In these environmentally sensitive times, we are all postmodernists.

 

The Power of Making

This exhibition, a collaboration between the Victoria & Albert Museum and the Crafts Council, presents an eclectic range of objects,  including various textiles, made by both amateurs and professionals.

Some use traditional techniques in unexpected ways, like Shauna Richardson’s crochetdermy bear, or Christien Meindertsma‘s knitted Aran rugs, requiring custom-made needles nearly 2 metres long:

I was particularly struck by a machine-embroidered snowflake made by Ellis Developments in polyester suture thread.  This delicate structure is actually a surgical implant – it provides multiple attachment points for replacing lost tissue:

Other exhibits feature unusual materials. For example, Sabrina Gschwandtner made a quilt from 16mm film stock, sewn together with polyamide thread:

On a similar theme, Alyce Santoro produced a dress woven from audio tape and polyester thread.
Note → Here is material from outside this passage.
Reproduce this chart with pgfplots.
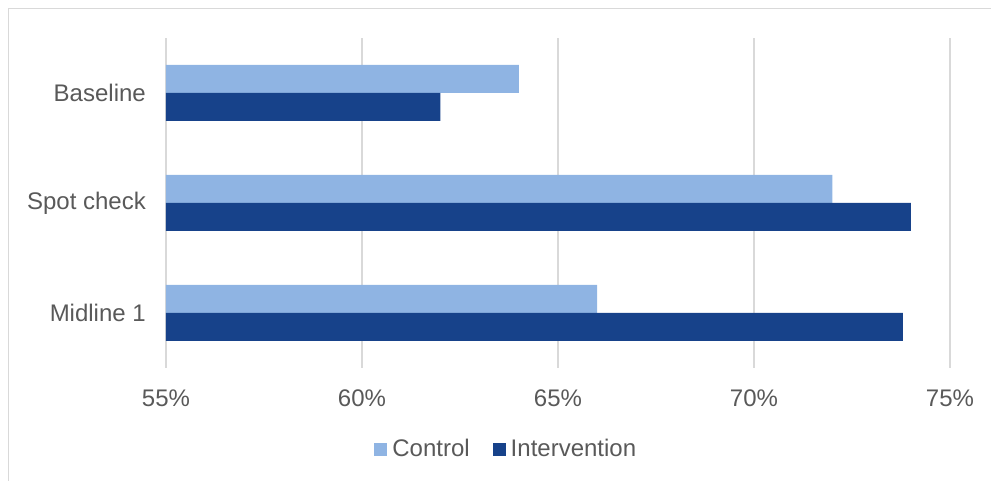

Apparently, if you drag the magnetic head from a tape player (remember those?) along the fabric, it emits a garbled, underwater-type sound.

And then there was Elisa Strozyk‘s fascinating wooden textile, made by applying tessellated triangles of maple wood to Elaston polymer:

Finally, there were some innovative materials, like Manel Torres’ spray-on fabric, Fabrican:

And I’ve written about Suzanne Lee before – she uses bacteria to “grow” material, which she then makes into garments or other items. One of her tote bags was on display.

There were lots of non-textile items, of course, including 3D printers and sugar sculpture. But my favourite was a Santoku kitchen knife, which is made by folding and forging 101 layers of different steel, producing a stunning wave pattern on the blade.

The manufacturing technique is based on that used for making samurai swords, which you can also see in the Japan section of the V&A. In one particularly fine example, the pattern is in the shape of a dragon. Quite amazing.

The Power of Making runs at the V&A until 2 January 2012, and admission is free – definitely worth a look.